I was received in the most kindly manner by a cousin of one of the captains (chefs) for which their name is “ghawoep”’. His name was Tamega and he was much whiter than the others. Thundery weather appraoching I took shelter in his hut, where, however, the rain poured in so heavily that I had to cover myself with their large oval beddingskin of cattle-hide. The opening or door was so narrow and low that one could scarcely creep in or out of it. The storm over, I went to take the altitude of the river with the barometer, finding it to be 2000 feet.

[page 57]
Tamega, the son of Aboegoeb, who showed me the way through this forest, could make no sense of my work although I explained it to him. Like all the savages, the quicksilver astonished him the most; how it is wet and yet dry.
Found Pienaar here. Yesterday he and his people shot five elephants (these forests are full of them). They shot three cows, a young calf and a young bull from a herd of 20. We heard them shooting close to us and saw the fire that they had lit burning brightly in order to keep the live elephants at bay and to guard the carcases burning brightly. This is an fixed practice, Tamega also told me, that they often have light wood fires to keep the elephants away from their huts. The elephants also chase them when they encounter them. These Hottentots have (though not many) cattle, sheep and goats and are great hunters. (The sheep are smooth-haired like goats and have long thin tails. N.B. They milk their sheep).

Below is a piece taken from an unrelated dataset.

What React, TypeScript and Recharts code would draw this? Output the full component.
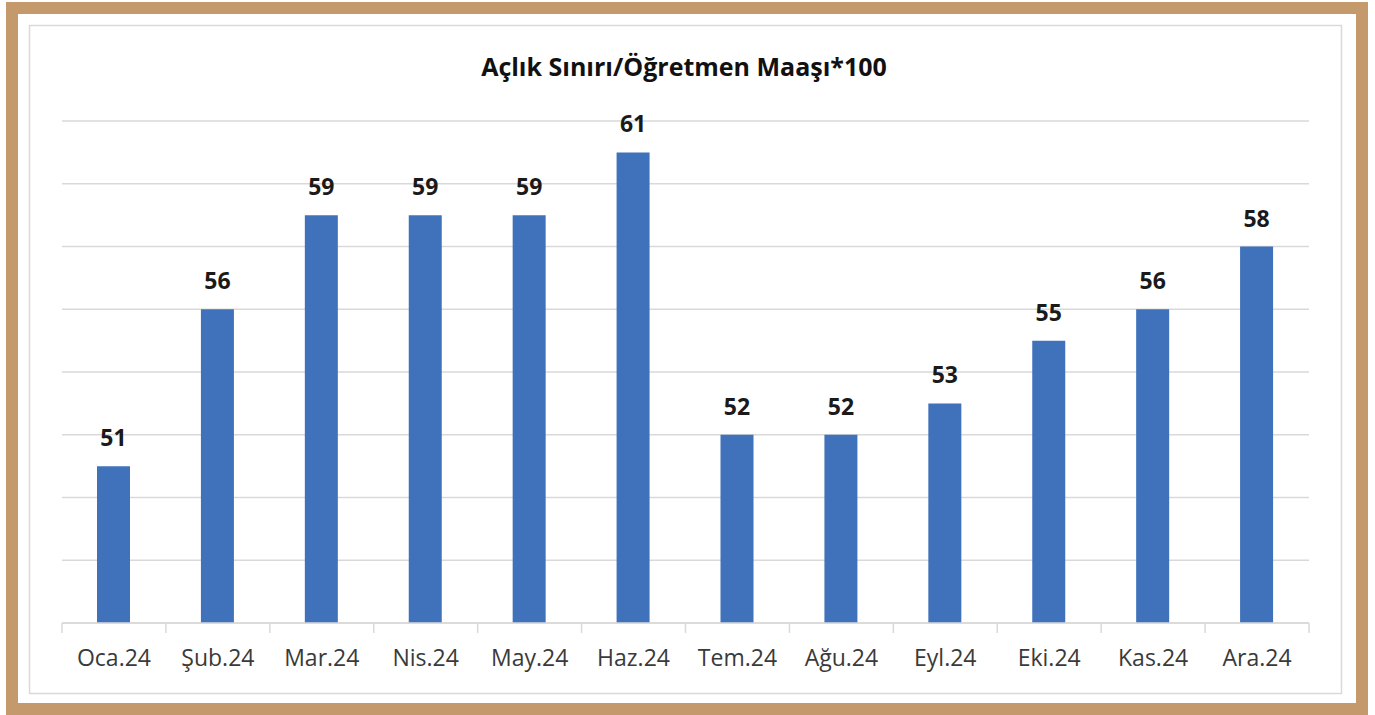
import { BarChart, Bar, XAxis, YAxis, CartesianGrid, LabelList } from 'recharts';

const months = ['Oca.24', 'Şub.24', 'Mar.24', 'Nis.24', 'May.24', 'Haz.24', 'Tem.24', 'Ağu.24', 'Eyl.24', 'Eki.24', 'Kas.24', 'Ara.24'];
const ratios = [51, 56, 59, 59, 59, 61, 52, 52, 53, 55, 56, 58];
const yTicks = [46, 48, 50, 52, 54, 56, 58, 60, 62];
const title = 'Açlık Sınırı/Öğretmen Maaşı*100';

const W = 1375;
const H = 715;
const M = { top: 121, right: 66, bottom: 32, left: 62 };
const BAND = (W - M.left - M.right) / months.length;

const data = months.map((m, i) => ({ name: m, value: ratios[i] }));

const FONT = '"Open Sans", "Noto Sans", sans-serif';

// category ticks sit between bars like in Excel, so draw them by hand
function MonthTick(props: any) {
  const { x, y, payload, index } = props;
  const last = index === months.length - 1;
  return (
    <g>
      <line x1={x - BAND / 2} x2={x - BAND / 2} y1={y} y2={y + 10} stroke="#d9d9d9" strokeWidth={1.5} />
      {last && <line x1={x + BAND / 2} x2={x + BAND / 2} y1={y} y2={y + 10} stroke="#d9d9d9" strokeWidth={1.5} />}
      <text x={x} y={y + 43} textAnchor="middle" fill="#3a3a3a" fontSize={23} fontFamily={FONT}>
        {payload.value}
      </text>
    </g>
  );
}

export default function App() {
  return (
    <div style={{ position: 'absolute', left: 0, top: 0, width: W, height: H, background: '#fff', fontFamily: FONT }}>
      <svg width={W} height={H} style={{ position: 'absolute', left: 0, top: 0 }}>
        <rect x={12} y={8} width={1350} height={701} fill="none" stroke="#c4996b" strokeWidth={12} />
        <rect x={29.5} y={25.5} width={1312} height={668} fill="none" stroke="#d9d9d9" strokeWidth={1.5} />
        <text x={684} y={76} textAnchor="middle" fontSize={25} fontWeight={700} fill="#111" fontFamily={FONT}>
          {title}
        </text>
      </svg>
      <div style={{ position: 'absolute', left: 0, top: 0 }}>
        <BarChart width={W} height={H} data={data} margin={M}>
          <CartesianGrid vertical={false} stroke="#d9d9d9" strokeWidth={1.5} />
          <YAxis hide domain={[46, 62]} ticks={yTicks} />
          <XAxis
            dataKey="name"
            height={60}
            axisLine={{ stroke: '#d9d9d9', strokeWidth: 1.5 }}
            tickLine={false}
            tickSize={0}
            tickMargin={0}
            interval={0}
            tick={<MonthTick />}
          />
          <Bar dataKey="value" fill="#4071bb" barSize={33} isAnimationActive={false}>
            <LabelList
              dataKey="value"
              position="top"
              offset={20}
              fill="#1a1a1a"
              fontSize={23}
              fontWeight={700}
              fontFamily={FONT}
            />
          </Bar>
        </BarChart>
      </div>
    </div>
  );
}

Some of them came up with me in the forest with pack-oxen and cows laden with elephant meat and they were most satisfied.
Returned to my tent, which I had pitched some distance from the stream, still with thunder, hail and rain. Tamega was amazed by my house. Gave him some meat but he did not like the biscuit or the bread which we had baked with some meal. When the heavy thunderstorm was over, the two kinds of chief each brought me a wooden cylinder with milk and I gave them some tobacco. They said that they had always had quarrels and war with the Kawkeis (Sney kraal) and the Ogoqua (Narrow cheeks – these are actually the Einiqua – and that they were always stealing each other's cattle and shooting each other dead. A nephew of Aboegoeb walked with a limp from a poisoned-arrow in his knee which he got two years previously. They complained most about the Ogoqua, but they owe each other nothing. I told them that our great Chief wanted them all to live in peace and that I would also discuss this with the Ogoqua, at which they were delighted. Nothing astonished them more than my long hair which I was wearing loose at the request of Toenema, my thick beard as well. No king in Europe could have received more respect than that which they had for me in their own manner.
These woods are full of birds, and Polipentaten or Cambedo-chickens as well as pheasants (francolins). Saw only one most beautiful woodpecker, which to their amazement I shot. But further saw nothing but the usual birds of the river. I exchanged a sheep-skin for two types of jackal- and Coerak-coelak [caracal] skins, as well as some smaller skins of animals I had not seen and which exist here only. I was told that there are once more four dead elephants, though this is not certain because of the thundery weather. (If an elephant falls and there are others with it they push and kick it as hard as they can in order to get it to stand again.) We are now 2 degrees 9 minutes east from the latitude of Cape Town and 4 degrees 4 minutes from the mouth of the river which is now to the west of us.